### Exercise brief
Transcribe the whole listing without a single picture.

====== Data shown

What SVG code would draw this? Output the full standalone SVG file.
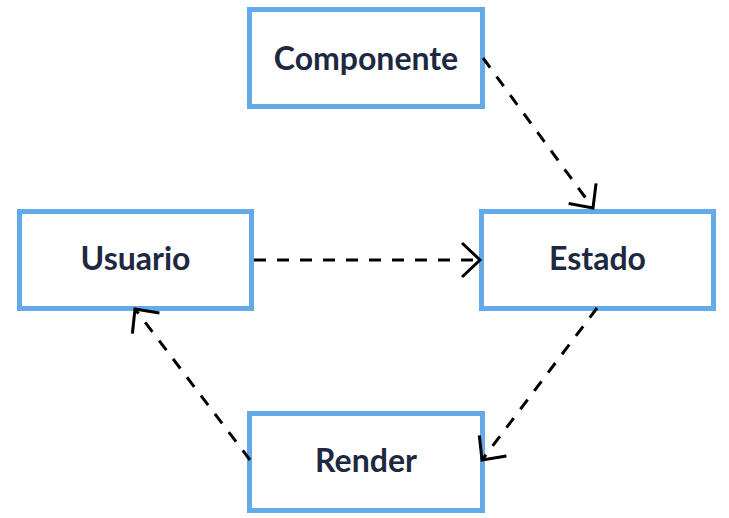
<svg xmlns="http://www.w3.org/2000/svg" width="729" height="518" viewBox="0 0 729 518">
  <style>
    .box { fill: #ffffff; stroke: #64aae8; stroke-width: 5; }
    .label { font-family: Lato, "Liberation Sans", sans-serif; font-weight: 700; font-size: 32px; fill: #1d2841; text-anchor: middle; }
    .edge { fill: none; stroke: #000000; stroke-width: 3; stroke-dasharray: 12 11; }
  </style>
  <defs>
    <marker id="arrow" markerUnits="userSpaceOnUse" markerWidth="40" markerHeight="40" viewBox="-22 -20 24 40" refX="0" refY="0" orient="auto">
      <path d="M -18 -17 L 0 0 L -18 17" fill="none" stroke="#000000" stroke-width="3"/>
    </marker>
  </defs>
  <rect width="729" height="518" fill="#ffffff"/>

  <g id="componente">
    <rect class="box" x="249.5" y="9.5" width="233" height="97"/>
    <text class="label" x="366" y="70">Componente</text>
  </g>
  <g id="usuario">
    <rect class="box" x="19.5" y="211.5" width="232" height="97"/>
    <text class="label" x="135.5" y="270">Usuario</text>
  </g>
  <g id="estado">
    <rect class="box" x="481.5" y="211.5" width="232" height="97"/>
    <text class="label" x="597.5" y="270">Estado</text>
  </g>
  <g id="render">
    <rect class="box" x="249.5" y="413.5" width="233" height="97"/>
    <text class="label" x="366" y="472">Render</text>
  </g>

  <g id="connectors">
    <path class="edge" d="M 483 58 L 593 208" marker-end="url(#arrow)"/>
    <path class="edge" d="M 254 260 L 480 260" marker-end="url(#arrow)"/>
    <path class="edge" d="M 597 308 L 482 460" marker-end="url(#arrow)"/>
    <path class="edge" d="M 250 460 L 135 309" marker-end="url(#arrow)"/>
  </g>
</svg>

============

### Finished exercise
What SVG code would draw this? Output the full standalone SVG file.
<svg xmlns="http://www.w3.org/2000/svg" width="729" height="518" viewBox="0 0 729 518">
  <style>
    .box { fill: #ffffff; stroke: #64aae8; stroke-width: 5; }
    .label { font-family: Lato, "Liberation Sans", sans-serif; font-weight: 700; font-size: 32px; fill: #1d2841; text-anchor: middle; }
    .edge { fill: none; stroke: #000000; stroke-width: 3; stroke-dasharray: 12 11; }
  </style>
  <defs>
    <marker id="arrow" markerUnits="userSpaceOnUse" markerWidth="40" markerHeight="40" viewBox="-22 -20 24 40" refX="0" refY="0" orient="auto">
      <path d="M -18 -17 L 0 0 L -18 17" fill="none" stroke="#000000" stroke-width="3"/>
    </marker>
  </defs>
  <rect width="729" height="518" fill="#ffffff"/>

  <g id="componente">
    <rect class="box" x="249.5" y="9.5" width="233" height="97"/>
    <text class="label" x="366" y="70">Componente</text>
  </g>
  <g id="usuario">
    <rect class="box" x="19.5" y="211.5" width="232" height="97"/>
    <text class="label" x="135.5" y="270">Usuario</text>
  </g>
  <g id="estado">
    <rect class="box" x="481.5" y="211.5" width="232" height="97"/>
    <text class="label" x="597.5" y="270">Estado</text>
  </g>
  <g id="render">
    <rect class="box" x="249.5" y="413.5" width="233" height="97"/>
    <text class="label" x="366" y="472">Render</text>
  </g>

  <g id="connectors">
    <path class="edge" d="M 483 58 L 593 208" marker-end="url(#arrow)"/>
    <path class="edge" d="M 254 260 L 480 260" marker-end="url(#arrow)"/>
    <path class="edge" d="M 597 308 L 482 460" marker-end="url(#arrow)"/>
    <path class="edge" d="M 250 460 L 135 309" marker-end="url(#arrow)"/>
  </g>
</svg>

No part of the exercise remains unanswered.